In Haskell we have derived instances so that obvious or common typeclasses, such as Eq, Enum, Ord, and Show can have the instances generated based only on how the datatype is defined.

Polymorphism

Broadly speaking, type signatures may have three kinds of types: concrete, constrained polymorphic, or parametrically polymorphic.

Polymorphism in Haskell means being able to write code in terms of values which may be one of several, or any, type. Polymorphism in Haskell is either parametric or constrained.

Instead of limiting functions to a concrete type, we use typeclass polymorphic type variables. Polymorphic type variables give us the ability to implement expressions that can accept arguments and return results of different types without having to write variations on the same expression for each type.

In Haskell, polymorphism divides into two categories: parametric polymorphism and constrained polymorphism.

Parametric polymorphism

Parametric polymorphism is broader than ad-hoc polymorphism. Parametric polymorphism refers to type variables, or parameters, that are fully polymorphic. When unconstrained by a typeclass, their final, concrete type could be anything. Constrained polymorphism, on the other hand, puts typeclass constraints on the variable, decreasing the number of concrete types it could be, but increasing what you can actually do with it by defining and bringing into scope a set of operations.

A function is polymorphic when its type signature has variables that can represent more than one type. That is, its parameters are polymorphic. Parametric polymorphism refers to fully polymorphic (unconstrained by a typeclass) parameters. Parametricity is the property we get from having parametric polymorphism. Parametricity means that the behavior of a function with respect to the types of its (parametrically polymorphic) arguments is uniform. The behavior is uniform across all concrete applications of the function, it can not change just because it was applied to an argument of a different type.

Ad-hoc polymorphism

Polymorphism in many other languages is probably a form of constrained, often called ad-hoc, polymorphism. Ad-hoc polymorphism in Haskell is implemented with typeclasses.

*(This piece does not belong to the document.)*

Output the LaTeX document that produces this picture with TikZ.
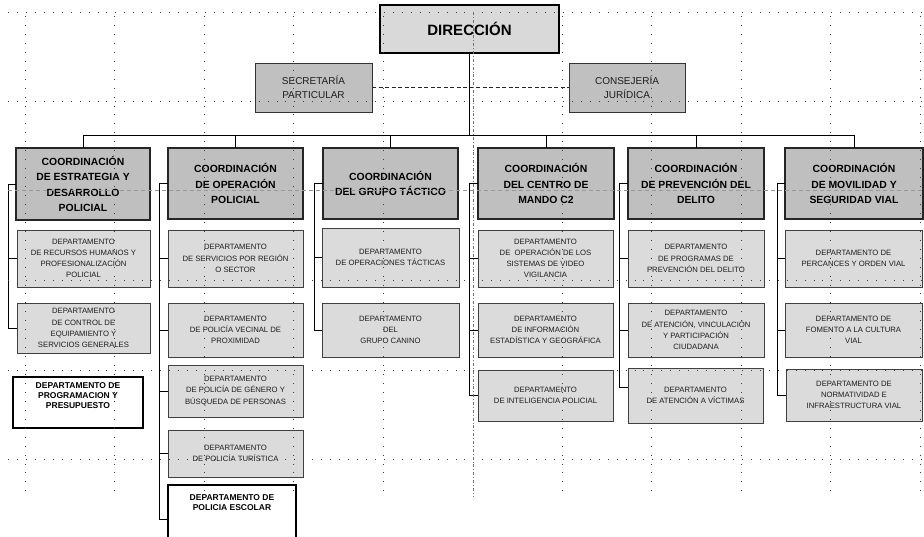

Ad-hoc polymorphism is polymorphism that applies one or more typeclass constraints to what would’ve otherwise been a parametrically polymorphic type variable. Here, rather than representing a uniformity of behavior across all concrete applications, the purpose of ad-hoc polymorphism is to allow the functions to have different behavior for each instance. This ad-hoc-ness is constrained by the types in the typeclass that defines the methods and Haskell’s requirement that typeclass instances be unique for a given type.